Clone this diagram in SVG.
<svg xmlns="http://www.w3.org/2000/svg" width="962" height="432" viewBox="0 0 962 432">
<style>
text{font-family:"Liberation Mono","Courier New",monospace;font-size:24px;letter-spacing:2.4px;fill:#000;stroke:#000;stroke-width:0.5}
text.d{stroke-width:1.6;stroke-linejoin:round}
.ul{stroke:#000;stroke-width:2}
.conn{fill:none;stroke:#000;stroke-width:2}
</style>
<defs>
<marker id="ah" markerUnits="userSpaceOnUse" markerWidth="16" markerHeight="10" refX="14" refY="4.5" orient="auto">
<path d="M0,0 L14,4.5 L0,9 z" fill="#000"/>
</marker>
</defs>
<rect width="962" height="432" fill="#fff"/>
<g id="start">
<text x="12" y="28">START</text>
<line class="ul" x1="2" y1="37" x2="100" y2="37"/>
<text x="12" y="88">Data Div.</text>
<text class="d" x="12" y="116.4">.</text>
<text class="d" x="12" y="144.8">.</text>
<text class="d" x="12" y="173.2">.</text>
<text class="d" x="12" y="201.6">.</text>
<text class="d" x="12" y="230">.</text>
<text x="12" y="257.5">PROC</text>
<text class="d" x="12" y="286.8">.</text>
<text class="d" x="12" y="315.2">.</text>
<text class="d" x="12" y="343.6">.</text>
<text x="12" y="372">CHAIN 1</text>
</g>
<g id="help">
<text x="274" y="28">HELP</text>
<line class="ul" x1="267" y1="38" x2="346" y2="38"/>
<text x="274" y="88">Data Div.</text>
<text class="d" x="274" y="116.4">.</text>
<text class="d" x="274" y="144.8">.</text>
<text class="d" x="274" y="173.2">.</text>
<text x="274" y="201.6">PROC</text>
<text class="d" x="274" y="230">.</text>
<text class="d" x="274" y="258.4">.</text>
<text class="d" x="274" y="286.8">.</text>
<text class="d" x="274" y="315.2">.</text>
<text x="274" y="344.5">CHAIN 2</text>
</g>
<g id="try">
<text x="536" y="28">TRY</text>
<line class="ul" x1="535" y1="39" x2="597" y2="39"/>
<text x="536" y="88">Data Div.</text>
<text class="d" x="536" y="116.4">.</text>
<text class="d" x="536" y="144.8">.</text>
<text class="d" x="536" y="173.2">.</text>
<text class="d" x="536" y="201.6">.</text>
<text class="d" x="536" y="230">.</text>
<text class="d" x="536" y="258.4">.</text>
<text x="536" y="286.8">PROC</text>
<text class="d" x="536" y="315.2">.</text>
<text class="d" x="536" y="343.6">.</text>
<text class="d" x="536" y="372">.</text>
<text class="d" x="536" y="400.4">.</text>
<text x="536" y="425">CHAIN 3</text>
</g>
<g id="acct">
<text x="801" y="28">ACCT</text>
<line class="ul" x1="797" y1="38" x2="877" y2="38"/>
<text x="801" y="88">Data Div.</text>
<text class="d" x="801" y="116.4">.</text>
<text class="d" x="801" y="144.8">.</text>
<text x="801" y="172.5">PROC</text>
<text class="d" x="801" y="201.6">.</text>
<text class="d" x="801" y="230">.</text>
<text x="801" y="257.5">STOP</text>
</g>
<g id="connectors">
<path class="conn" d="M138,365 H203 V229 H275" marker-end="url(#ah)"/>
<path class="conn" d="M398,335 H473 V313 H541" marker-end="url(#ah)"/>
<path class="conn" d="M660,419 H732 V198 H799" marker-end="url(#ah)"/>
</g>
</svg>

TASK BRIEF —
Reproduce every line above without error.

OUTPUT OF THE TASK —
Clone this diagram in SVG.
<svg xmlns="http://www.w3.org/2000/svg" width="962" height="432" viewBox="0 0 962 432">
<style>
text{font-family:"Liberation Mono","Courier New",monospace;font-size:24px;letter-spacing:2.4px;fill:#000;stroke:#000;stroke-width:0.5}
text.d{stroke-width:1.6;stroke-linejoin:round}
.ul{stroke:#000;stroke-width:2}
.conn{fill:none;stroke:#000;stroke-width:2}
</style>
<defs>
<marker id="ah" markerUnits="userSpaceOnUse" markerWidth="16" markerHeight="10" refX="14" refY="4.5" orient="auto">
<path d="M0,0 L14,4.5 L0,9 z" fill="#000"/>
</marker>
</defs>
<rect width="962" height="432" fill="#fff"/>
<g id="start">
<text x="12" y="28">START</text>
<line class="ul" x1="2" y1="37" x2="100" y2="37"/>
<text x="12" y="88">Data Div.</text>
<text class="d" x="12" y="116.4">.</text>
<text class="d" x="12" y="144.8">.</text>
<text class="d" x="12" y="173.2">.</text>
<text class="d" x="12" y="201.6">.</text>
<text class="d" x="12" y="230">.</text>
<text x="12" y="257.5">PROC</text>
<text class="d" x="12" y="286.8">.</text>
<text class="d" x="12" y="315.2">.</text>
<text class="d" x="12" y="343.6">.</text>
<text x="12" y="372">CHAIN 1</text>
</g>
<g id="help">
<text x="274" y="28">HELP</text>
<line class="ul" x1="267" y1="38" x2="346" y2="38"/>
<text x="274" y="88">Data Div.</text>
<text class="d" x="274" y="116.4">.</text>
<text class="d" x="274" y="144.8">.</text>
<text class="d" x="274" y="173.2">.</text>
<text x="274" y="201.6">PROC</text>
<text class="d" x="274" y="230">.</text>
<text class="d" x="274" y="258.4">.</text>
<text class="d" x="274" y="286.8">.</text>
<text class="d" x="274" y="315.2">.</text>
<text x="274" y="344.5">CHAIN 2</text>
</g>
<g id="try">
<text x="536" y="28">TRY</text>
<line class="ul" x1="535" y1="39" x2="597" y2="39"/>
<text x="536" y="88">Data Div.</text>
<text class="d" x="536" y="116.4">.</text>
<text class="d" x="536" y="144.8">.</text>
<text class="d" x="536" y="173.2">.</text>
<text class="d" x="536" y="201.6">.</text>
<text class="d" x="536" y="230">.</text>
<text class="d" x="536" y="258.4">.</text>
<text x="536" y="286.8">PROC</text>
<text class="d" x="536" y="315.2">.</text>
<text class="d" x="536" y="343.6">.</text>
<text class="d" x="536" y="372">.</text>
<text class="d" x="536" y="400.4">.</text>
<text x="536" y="425">CHAIN 3</text>
</g>
<g id="acct">
<text x="801" y="28">ACCT</text>
<line class="ul" x1="797" y1="38" x2="877" y2="38"/>
<text x="801" y="88">Data Div.</text>
<text class="d" x="801" y="116.4">.</text>
<text class="d" x="801" y="144.8">.</text>
<text x="801" y="172.5">PROC</text>
<text class="d" x="801" y="201.6">.</text>
<text class="d" x="801" y="230">.</text>
<text x="801" y="257.5">STOP</text>
</g>
<g id="connectors">
<path class="conn" d="M138,365 H203 V229 H275" marker-end="url(#ah)"/>
<path class="conn" d="M398,335 H473 V313 H541" marker-end="url(#ah)"/>
<path class="conn" d="M660,419 H732 V198 H799" marker-end="url(#ah)"/>
</g>
</svg>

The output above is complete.